It was August of 1979 when I loaded up my household goods and my family and drove to Toccoa, Georgia to attend Bible college. The plan to make this move had been activated two years earlier and most everything had gone well, except the economy. Unemployment was high and interest rates were higher yet. My house had not sold when our family left town for the drive to Toccoa. My wife and I had made a couple of earlier trips and had purchased a home in Toccoa. I look back at the picture of my life at the time with wonder.
I was a factory worker who had recently discharged from the military. My work experience included four years as an Air Force baker (pies, cakes, cookies, etc.), gas station attendant, Christmas tree harvester, chef’s helper, bar tender (on Sunday morning no less at a veteran’s bar where the “service” started every Sunday at 10 a.m.), and saw mill worker. I had often worked three to four jobs at once to make the check book balance. As I drove to Toccoa I was the owner of two houses, each with a mortgage, I had a family with a wife and three children and one dog, seventy-five percent of a liberal arts bachelor’s degree, and no job! I wish I could report that my faith was strong and though that might have been true, I think my naïveté was stronger.
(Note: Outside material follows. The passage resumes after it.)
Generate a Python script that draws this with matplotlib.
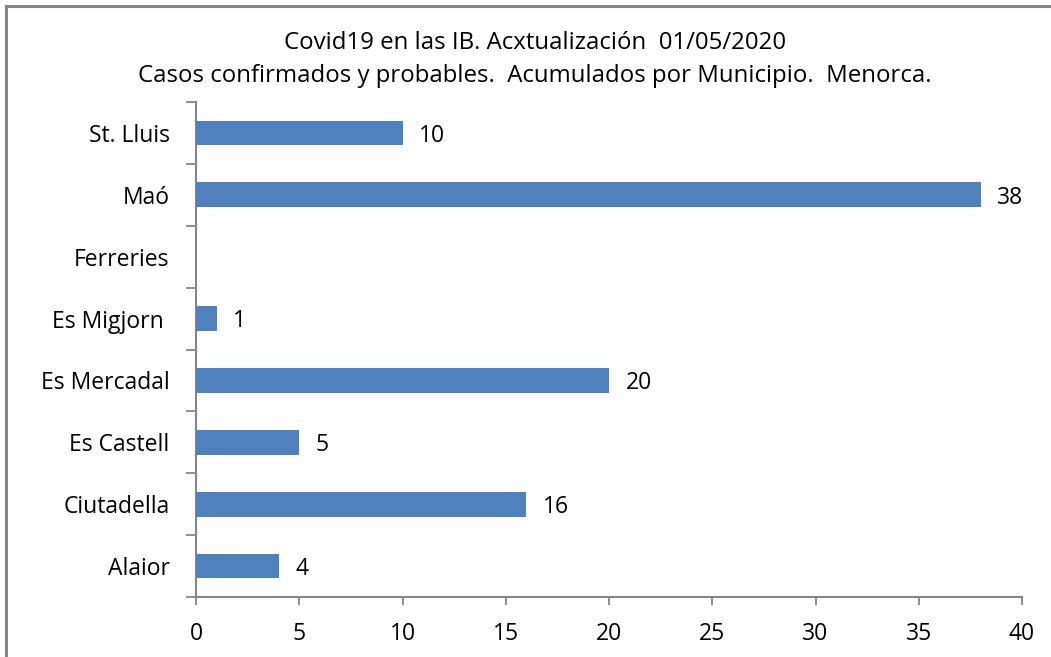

To make a long story short, I finally landed a job at a furniture factory as a computer operator in the late afternoon and evening time. The computer person at the factory was a very sharp lady who was an excellent mentor who turned a young man who did not even know what a computer was into a data processing computer operator. That job kept my family eating and paying the bills for the next three years. Then, during my seminary days, I was the operation’s supervisor at a bank for their data processing department.
My days were too stressful and packed to stop and consider how much computer technology had changed my life. After graduating and moving to a pastoral position I purchased an apple macintosh computer just after they began making the cream colored disk driven funny looking boxes. I could not live without a computer and have never been without one since. Although, I must admit, I am in Ukraine as I write this post and I am using an ipad. I left my computer at home for the first time ever. This is a test trip of sorts to see if I can manage without the computer and lighten the travel load by carrying only a tablet. So far so good.
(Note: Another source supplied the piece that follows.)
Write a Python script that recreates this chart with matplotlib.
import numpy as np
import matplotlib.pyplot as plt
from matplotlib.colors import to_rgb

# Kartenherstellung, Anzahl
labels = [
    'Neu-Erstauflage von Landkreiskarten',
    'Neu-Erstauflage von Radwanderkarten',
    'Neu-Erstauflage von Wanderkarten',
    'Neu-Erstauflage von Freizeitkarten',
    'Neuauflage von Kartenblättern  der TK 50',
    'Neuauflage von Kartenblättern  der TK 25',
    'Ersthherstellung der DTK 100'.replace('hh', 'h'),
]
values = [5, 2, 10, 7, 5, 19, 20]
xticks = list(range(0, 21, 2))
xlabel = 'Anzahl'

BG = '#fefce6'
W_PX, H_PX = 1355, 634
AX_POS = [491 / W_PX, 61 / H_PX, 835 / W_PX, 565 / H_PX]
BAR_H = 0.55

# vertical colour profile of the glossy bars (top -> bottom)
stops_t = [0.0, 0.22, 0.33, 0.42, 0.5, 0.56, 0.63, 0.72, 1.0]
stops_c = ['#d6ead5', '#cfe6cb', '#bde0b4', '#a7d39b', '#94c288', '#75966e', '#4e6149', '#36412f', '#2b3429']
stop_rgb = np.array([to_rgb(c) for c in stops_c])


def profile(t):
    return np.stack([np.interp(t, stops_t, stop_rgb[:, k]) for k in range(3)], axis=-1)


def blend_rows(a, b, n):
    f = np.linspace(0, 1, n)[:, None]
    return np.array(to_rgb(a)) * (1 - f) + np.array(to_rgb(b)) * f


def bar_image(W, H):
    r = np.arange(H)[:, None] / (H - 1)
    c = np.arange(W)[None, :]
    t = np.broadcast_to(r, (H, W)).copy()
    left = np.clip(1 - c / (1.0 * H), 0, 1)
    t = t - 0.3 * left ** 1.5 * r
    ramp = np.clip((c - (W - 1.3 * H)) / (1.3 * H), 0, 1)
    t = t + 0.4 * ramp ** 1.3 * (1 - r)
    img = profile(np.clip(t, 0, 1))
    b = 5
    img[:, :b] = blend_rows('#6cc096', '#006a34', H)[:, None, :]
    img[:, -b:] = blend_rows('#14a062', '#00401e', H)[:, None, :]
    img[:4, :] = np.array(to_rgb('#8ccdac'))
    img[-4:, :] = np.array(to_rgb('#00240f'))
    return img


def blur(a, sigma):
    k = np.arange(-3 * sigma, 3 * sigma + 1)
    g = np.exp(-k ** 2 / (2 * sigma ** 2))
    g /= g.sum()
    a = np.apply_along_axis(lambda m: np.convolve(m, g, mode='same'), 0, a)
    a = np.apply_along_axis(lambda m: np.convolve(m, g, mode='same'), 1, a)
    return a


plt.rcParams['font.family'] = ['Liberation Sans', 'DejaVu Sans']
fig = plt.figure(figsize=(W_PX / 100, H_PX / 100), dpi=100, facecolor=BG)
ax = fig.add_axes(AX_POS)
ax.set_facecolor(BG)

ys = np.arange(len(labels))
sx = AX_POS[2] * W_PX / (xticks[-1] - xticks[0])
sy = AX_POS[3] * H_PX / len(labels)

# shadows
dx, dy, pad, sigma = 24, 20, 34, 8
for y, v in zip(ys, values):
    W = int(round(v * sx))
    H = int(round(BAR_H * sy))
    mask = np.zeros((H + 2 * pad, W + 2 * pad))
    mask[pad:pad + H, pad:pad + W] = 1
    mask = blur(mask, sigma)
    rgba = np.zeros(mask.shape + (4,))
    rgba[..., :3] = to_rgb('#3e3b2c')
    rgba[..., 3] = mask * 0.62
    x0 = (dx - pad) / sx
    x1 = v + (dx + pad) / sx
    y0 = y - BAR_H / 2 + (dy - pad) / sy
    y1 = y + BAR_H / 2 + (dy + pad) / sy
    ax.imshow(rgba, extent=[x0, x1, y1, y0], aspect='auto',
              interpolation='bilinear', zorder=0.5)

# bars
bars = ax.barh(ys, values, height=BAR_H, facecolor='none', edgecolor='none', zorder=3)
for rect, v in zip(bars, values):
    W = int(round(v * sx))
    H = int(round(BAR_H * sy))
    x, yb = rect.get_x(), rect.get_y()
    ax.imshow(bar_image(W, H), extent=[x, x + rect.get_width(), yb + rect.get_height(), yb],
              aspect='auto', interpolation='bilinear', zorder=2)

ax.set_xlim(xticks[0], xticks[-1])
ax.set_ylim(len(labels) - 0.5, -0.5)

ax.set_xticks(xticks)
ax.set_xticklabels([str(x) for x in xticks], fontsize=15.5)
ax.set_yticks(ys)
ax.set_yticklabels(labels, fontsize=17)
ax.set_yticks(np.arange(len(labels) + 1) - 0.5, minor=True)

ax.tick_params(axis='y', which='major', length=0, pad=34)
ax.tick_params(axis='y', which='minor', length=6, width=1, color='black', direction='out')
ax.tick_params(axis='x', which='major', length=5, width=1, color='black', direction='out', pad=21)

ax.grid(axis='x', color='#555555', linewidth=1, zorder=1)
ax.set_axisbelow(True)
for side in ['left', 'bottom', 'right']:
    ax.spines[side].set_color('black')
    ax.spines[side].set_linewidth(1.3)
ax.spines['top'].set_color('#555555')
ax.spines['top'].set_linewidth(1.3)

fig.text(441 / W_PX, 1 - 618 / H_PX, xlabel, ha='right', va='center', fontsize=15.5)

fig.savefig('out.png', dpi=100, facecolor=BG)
When I began reading New Media 1740-1915, I wasn’t quite sure why Dr. Clark had assigned the book. But after working through the text I began to see how the media developments had been the result of developing technology and how those same developments were, in turn, shaping the culture. As I read I began to consider how media development has impacted the art and science of making disciples and the lifestyle called “discipleship.” The editors of the book state clearly their purpose, “Ultimately, then, this is a book about framing: about how particular habits and media of communication frame our collective sense of time, place, and space; how they define our understanding of the public and the private; how they inform our apprehension of “the real”; and how they orient us in relation to competing forms of representation.” (Page xvi). Indeed, the journey to make disciples has been powerfully impacted by new media. Just as the zograscope gave the viewer a new perspective of a public place, media development gave bible study leaders new tools to visualize actions of faith. The flannel graph was to the church what the zograscope was to “polite” society.
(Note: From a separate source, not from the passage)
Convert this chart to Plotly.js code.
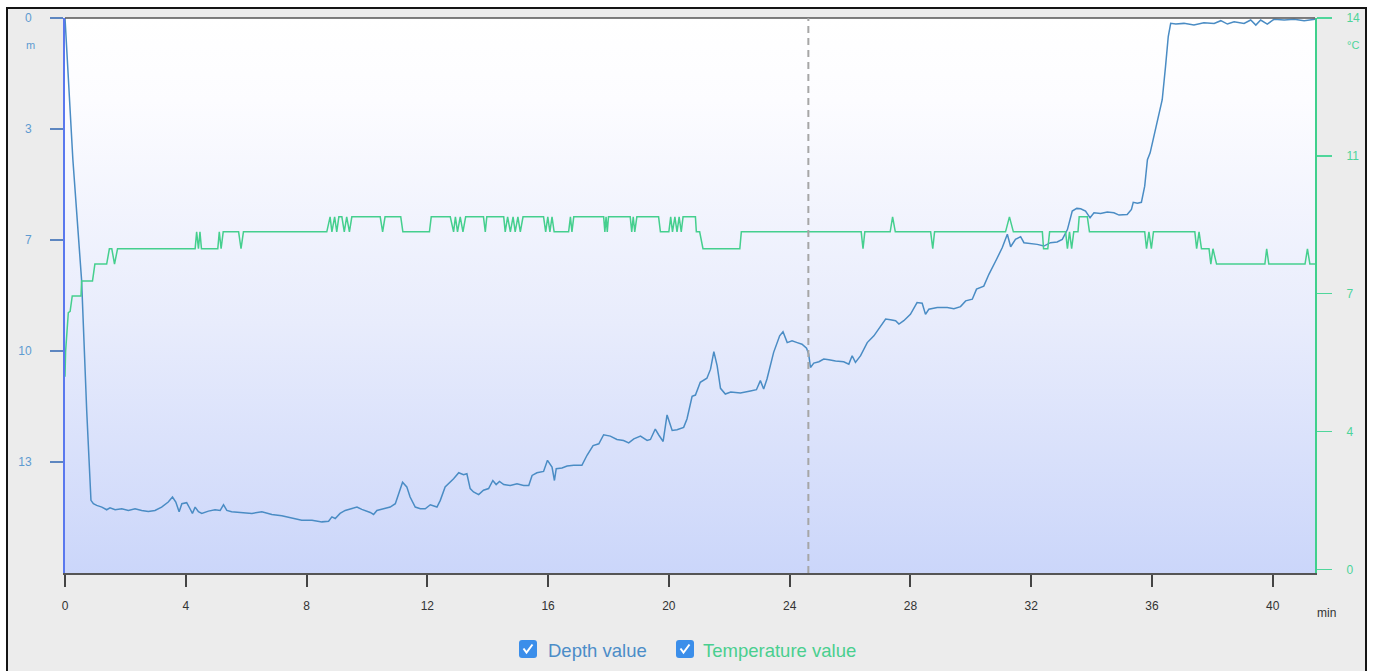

I was particularly taken by the author’s conclusion at the end of chapter four regarding the internet (page 106). The statement challenges the reader to consider how the internet is a tool that is shaping global and economic development and societal communication habits to the extent that the “users” of the internet have become conscripted to it; slaves to the tool on the road away from the very destination to which the traveler first intended. Away from a sense of connectedness and financial security and into a cauldron of relational and financial impoverishment.
I read with great curiosity the chapter on the telephone and the Amish community (page 139 ff). I was humbled by the commitment to community to which the “old order” held fast. The various media reviewed by the book and the resulting impact on culture slowly but surely crept into the church as well. As I think about making disciples here are some of the thoughts I have regarding the impact of media on the subject.
I think media has facilitated a “content” oriented approach to discipleship rather than a “lifestyle” or behavioral approach.
Technology has encouraged the student of scriptures to find answers fast which puts pressure on the contemplative exercise that takes time.
Access to biblical information has certainly been increased and is available to everyone equally (the common worker can access the same material that a seminarian can access).
The community aspect of discipleship has eroded and a false sense of security is promoted by virtual community.
How has your discipleship been enhanced by new media?
How has your discipleship suffered due to new media tendencies?
Gitelman, Lisa, and Geoffrey B. Pingree, . New Media 1740-1915. Cambridge, MA: The MIT Press, 2003.